Harvey4pmWed

Tropical Storm Harvey drifted slowly north and northwest over the Baton Rouge and New Orleans areas Wednesday, still packing enough wind to be called a tropical storm but bringing only narrow bands of rain.

Frank Revitte, a meteorologist with the New Orleans/Baton Rouge National Weather Service, said the pattern was established as "dry air kind of wrapped around" Harvey in the region, pushing heavier rainfall to the east, toward Mississippi, Alabama and the Florida panhandle, as well as to the north and west, toward southeast Texas and northwest Louisiana. 

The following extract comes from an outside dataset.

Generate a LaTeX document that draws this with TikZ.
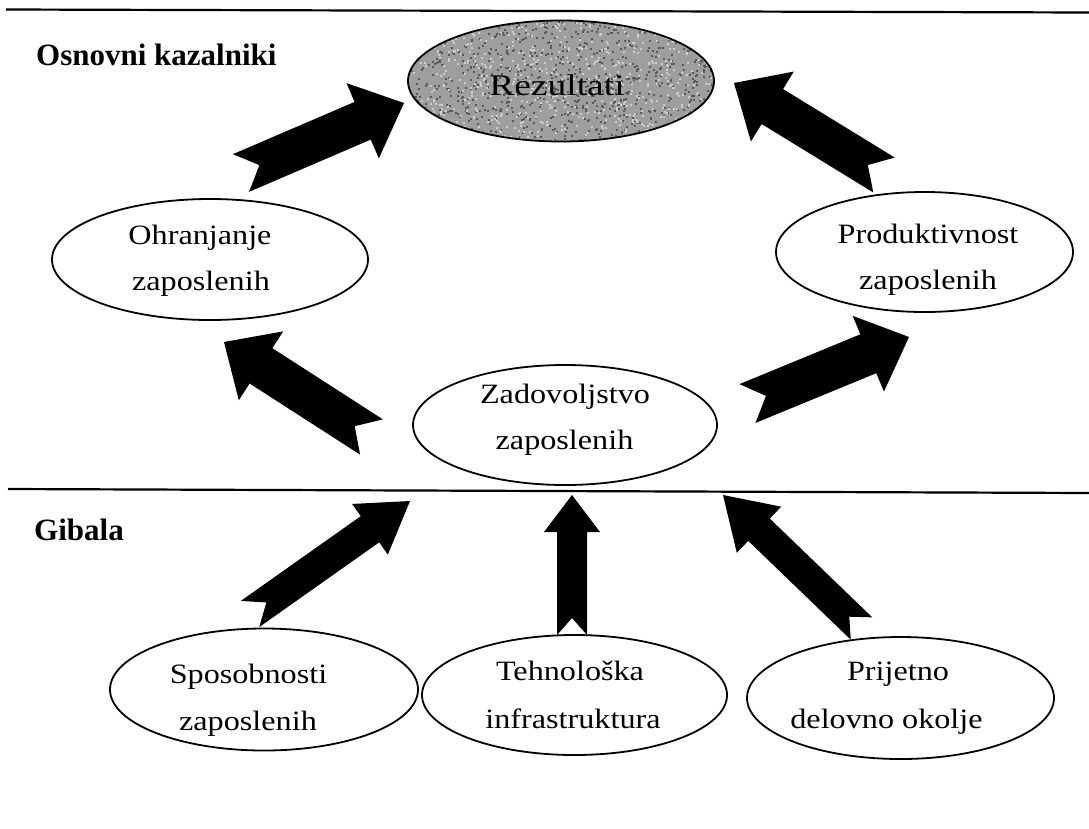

At 4 p.m. Wednesday, the center of Tropical Storm Harvey was 50 miles north of Lake Charles.

Wind gusts at 40 mph continued to make it a tropical storm, which was moving very slowly across the state, about 8 mph late Wednesday afternoon, Rivette said.

"Generally, in Baton Rouge and New Orleans, it's been a breezy, windy day, with wind at 20 to 35 miles per hour, with higher gusts of 40 miles per hour or more," he said.

Narrow bands of showers and thunderstorms moved through the area but "none remained long enough to cause flooding," Revitte said.

For Thursday, Revitte said he expects scattered showers in the region, with winds at 15 to 20 mph that will be in decline during the day.

The wind and rain "will be decreasing on Friday and we'll be returning more to normal summer weather," he said.

Louisiana did see some minor flooding of coastal roadways, Revitte said, in places like La. 1, south of Golden Meadow in Lafourche Parish, as well as coastal roads in Terrebonne Parish, due to tides being 1 to 2 feet above normal.